Cleaning your Cups
• Make sure you are disinfecting, not just cleaning. A disinfectant has a D.I.N. number (Drug Identification Number) on the label regulated by Health Canada. Prepare yourself for Health Safety Inspections that may be conducted in your area.
• Be careful of harmful substances that could cause you or your clients to react negatively.
• Use effective quick disinfectants. You don’t want your cup cleaning to interfere with your massage practice.
• Have enough cups handy. To avoid rushing between clients, you may want to consider having 2-4 sets of cups at your disposition.
• Wash cups with hot water and dish soap, the dish soap dissolves dirt and oil. Let air dry or use a new, clean cloth to wipe dry.
• Make sure your cleaning clothes are clean and dry.
• Don’t use sponges. They are often damp, providing a breeding ground for bacteria. (Potentially carry more bacteria than a toilet seat)
Quick Cleaning Tip
• Does your cleaner have a DIN#? For proper sanitation and disinfection, be sure your cleaner has a DIN# labeled on your product and is not alcohol-based.
• Alcohol-based cleaners and Lysol wipes. They can dry out silicone cups; decreasing their longevity, leading to cracks.
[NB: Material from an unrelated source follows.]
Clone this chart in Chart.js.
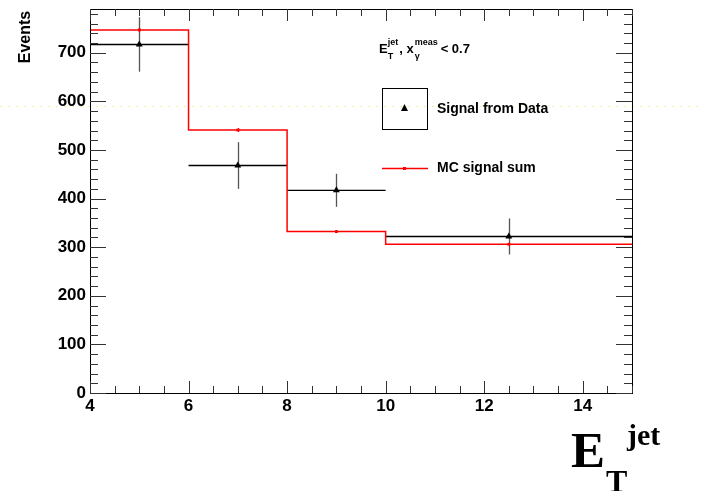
<!DOCTYPE html>
<html>
<head>
<meta charset="utf-8">
<script src="https://cdn.jsdelivr.net/npm/chart.js@4/dist/chart.umd.min.js"></script>
<style>
  html, body { margin: 0; padding: 0; background: #fff; }
  #wrap { width: 702px; height: 491px; }
</style>
</head>
<body>
<div id="wrap"><canvas id="plot" width="702" height="491"></canvas></div>
<script>
// bins of E_T^jet
const binLow = [4, 6, 8, 10];
const binHigh = [6, 8, 10, 15];
const binCenter = [5, 7, 9, 12.5];
// signal from data
const dataVals = [717, 468, 417, 322];
const dataErr = [56, 48, 34, 37];
// MC signal sum
const mcVals = [747, 541, 332, 306];
const mcErr = [4, 4, 3, 3];
// stray dotted line left in the picture
const strayLevel = 591;
const yTickLabels = [0, 100, 200, 300, 400, 500, 600, 700];
const xTickLabels = [4, 6, 8, 10, 12, 14];

// histogram outline for MC (stepped)
const mcSteps = [];
for (let i = 0; i < binLow.length; i++) mcSteps.push({x: binLow[i], y: mcVals[i]});
mcSteps.push({x: binHigh[binHigh.length - 1], y: mcVals[mcVals.length - 1]});

// horizontal bars for data, broken between bins
const dataBars = [];
for (let i = 0; i < binLow.length; i++) {
    dataBars.push({x: binLow[i], y: dataVals[i]});
    dataBars.push({x: binHigh[i], y: dataVals[i]});
    dataBars.push({x: binHigh[i], y: null});
}

const SANS = '"Liberation Sans", Arial, sans-serif';
const SERIF = '"Liberation Serif", "Times New Roman", serif';

const rootFrame = {
    id: 'rootFrame',
    beforeDatasetsDraw(chart) {
        const ctx = chart.ctx;
        const x = chart.scales.x, y = chart.scales.y;
        ctx.save();
        // faint yellow dotted line across the page
        ctx.strokeStyle = 'rgba(235,235,120,0.7)';
        ctx.lineWidth = 1;
        ctx.setLineDash([2, 6]);
        const py = Math.round(y.getPixelForValue(strayLevel)) + 0.5;
        ctx.beginPath();
        ctx.moveTo(0, py);
        ctx.lineTo(chart.width, py);
        ctx.stroke();
        ctx.setLineDash([]);
        // error bars
        ctx.lineWidth = 1.3;
        ctx.strokeStyle = '#555';
        for (let i = 0; i < binCenter.length; i++) {
            const px = Math.round(x.getPixelForValue(binCenter[i])) + 0.5;
            ctx.beginPath();
            ctx.moveTo(px, y.getPixelForValue(dataVals[i] + dataErr[i]));
            ctx.lineTo(px, y.getPixelForValue(dataVals[i] - dataErr[i]));
            ctx.stroke();
        }
        ctx.strokeStyle = 'red';
        for (let i = 0; i < binCenter.length; i++) {
            const px = Math.round(x.getPixelForValue(binCenter[i])) + 0.5;
            ctx.beginPath();
            ctx.moveTo(px, y.getPixelForValue(mcVals[i] + mcErr[i]));
            ctx.lineTo(px, y.getPixelForValue(mcVals[i] - mcErr[i]));
            ctx.stroke();
        }
        ctx.restore();
    },
    afterDatasetsDraw(chart) {
        const ctx = chart.ctx;
        const x = chart.scales.x, y = chart.scales.y;
        const a = chart.chartArea;
        ctx.save();
        // frame
        ctx.strokeStyle = '#000';
        ctx.lineWidth = 1;
        ctx.strokeRect(Math.round(a.left) + 0.5, Math.round(a.top) + 0.5,
            Math.round(a.right - a.left), Math.round(a.bottom - a.top));
        // y ticks, both sides
        ctx.strokeStyle = '#333';
        for (let v = 0; v <= 780; v += 20) {
            const py = Math.round(y.getPixelForValue(v)) + 0.5;
            const len = v % 100 === 0 ? 16 : 8;
            ctx.beginPath();
            ctx.moveTo(a.left, py); ctx.lineTo(a.left + len, py);
            ctx.moveTo(a.right, py); ctx.lineTo(a.right - len, py);
            ctx.stroke();
        }
        // x ticks, bottom and top
        for (let v = 4; v <= 15; v += 0.5) {
            const px = Math.round(x.getPixelForValue(v)) + 0.5;
            const len = v % 2 === 0 ? 12 : 7;
            ctx.beginPath();
            ctx.moveTo(px, a.bottom); ctx.lineTo(px, a.bottom - len);
            ctx.moveTo(px, a.top); ctx.lineTo(px, a.top + len);
            ctx.stroke();
        }
        ctx.restore();
    },
    afterDraw(chart) {
        const ctx = chart.ctx;
        ctx.save();
        ctx.fillStyle = '#000';
        ctx.textBaseline = 'alphabetic';

        // y title
        ctx.save();
        ctx.translate(30, 37);
        ctx.rotate(-Math.PI / 2);
        ctx.font = 'bold 16px ' + SANS;
        ctx.textAlign = 'center';
        ctx.fillText('Events', 0, 0);
        ctx.restore();

        // x title E_T^jet
        ctx.textAlign = 'left';
        ctx.font = 'bold 51px ' + SERIF;
        ctx.fillText('E', 571, 467);
        ctx.font = 'bold 32px ' + SERIF;
        ctx.fillText('T', 606, 492);
        ctx.font = 'bold 30px ' + SERIF;
        ctx.fillText('jet', 627, 445);

        // selection label
        let tx = 379;
        ctx.font = 'bold 13px ' + SANS;
        ctx.fillText('E', tx, 53);
        tx += ctx.measureText('E').width;
        ctx.font = 'bold 9px ' + SANS;
        ctx.fillText('T', tx, 59);
        ctx.fillText('jet', tx, 45);
        tx += ctx.measureText('jet').width + 1;
        ctx.font = 'bold 13px ' + SANS;
        ctx.fillText(', x', tx, 53);
        tx += ctx.measureText(', x').width + 1;
        ctx.font = 'bold 9px ' + SANS;
        ctx.fillText('\u03b3', tx, 59);
        ctx.fillText('meas', tx, 45);
        tx += ctx.measureText('meas').width + 3;
        ctx.font = 'bold 13px ' + SANS;
        ctx.fillText('< 0.7', tx, 53);

        // legend
        ctx.strokeStyle = '#000';
        ctx.lineWidth = 1;
        ctx.strokeRect(382.5, 88.5, 45, 41);
        ctx.beginPath();
        ctx.moveTo(404.5, 104); ctx.lineTo(408, 111); ctx.lineTo(401, 111);
        ctx.closePath();
        ctx.fill();
        ctx.strokeStyle = 'red';
        ctx.lineWidth = 1.3;
        ctx.beginPath();
        ctx.moveTo(382, 168.5); ctx.lineTo(428, 168.5);
        ctx.stroke();
        ctx.fillStyle = 'red';
        ctx.fillRect(403, 167, 3, 3);
        ctx.fillStyle = '#000';
        ctx.font = 'bold 14px ' + SANS;
        ctx.textBaseline = 'middle';
        ctx.fillText('Signal from Data', 437, 109);
        ctx.fillText('MC signal sum', 437, 168);
        ctx.restore();
    }
};

new Chart(document.getElementById('plot'), {
    type: 'line',
    data: {
        datasets: [
            {
                label: 'MC signal sum',
                data: mcSteps,
                stepped: 'before',
                borderColor: 'red',
                borderWidth: 1.5,
                pointRadius: 0,
                fill: false
            },
            {
                label: 'MC points',
                data: binCenter.map((c, i) => ({x: c, y: mcVals[i]})),
                showLine: false,
                pointStyle: 'rect',
                pointRadius: 2,
                backgroundColor: 'red',
                borderColor: 'red',
                borderWidth: 0
            },
            {
                label: 'Data bins',
                data: dataBars,
                borderColor: '#000',
                borderWidth: 1.3,
                pointRadius: 0,
                spanGaps: false,
                fill: false
            },
            {
                label: 'Signal from Data',
                data: binCenter.map((c, i) => ({x: c, y: dataVals[i]})),
                showLine: false,
                pointStyle: 'triangle',
                pointRadius: 4,
                backgroundColor: '#000',
                borderColor: '#000',
                borderWidth: 0
            }
        ]
    },
    options: {
        responsive: false,
        animation: false,
        devicePixelRatio: 1,
        layout: { padding: { top: 9, right: 70, left: 0, bottom: 0 } },
        plugins: { legend: { display: false }, tooltip: { enabled: false } },
        scales: {
            x: {
                type: 'linear',
                min: 4,
                max: 15,
                grid: { display: false, drawTicks: false },
                border: { display: false },
                afterFit(scale) {
                    scale.height = 98;
                    scale.paddingLeft = 0;
                    scale.paddingRight = 0;
                },
                afterBuildTicks(scale) {
                    scale.ticks = xTickLabels.map(v => ({value: v}));
                },
                ticks: {
                    padding: 3,
                    color: '#000',
                    font: { family: SANS, size: 17, weight: 'bold' },
                    maxRotation: 0
                }
            },
            y: {
                type: 'linear',
                min: 0,
                max: 790,
                grid: { display: false, drawTicks: false },
                border: { display: false },
                afterFit(scale) {
                    scale.width = 90;
                    scale.paddingTop = 0;
                    scale.paddingBottom = 0;
                },
                afterBuildTicks(scale) {
                    scale.ticks = yTickLabels.map(v => ({value: v}));
                },
                ticks: {
                    padding: 4,
                    color: '#000',
                    font: { family: SANS, size: 17, weight: 'bold' }
                }
            }
        }
    },
    plugins: [rootFrame]
});
</script>
</body>
</html>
• Washing cups in the dishwasher. This could cause the silicone to dry out and break over time.
• Baby wipes do not provide adequate sanitation.
• Wet wipes also transfer lint onto cups.
• Diluted mouthwash is not recommended as the percentage of alcohol to disinfect must be 60% or higher.
• Home-made sanitation products as their effectiveness to disinfect have not been proven or approved by Health Canada. (Example: To kill bacteria, the product must have the ability to cross the bacteria’s cell membrane.)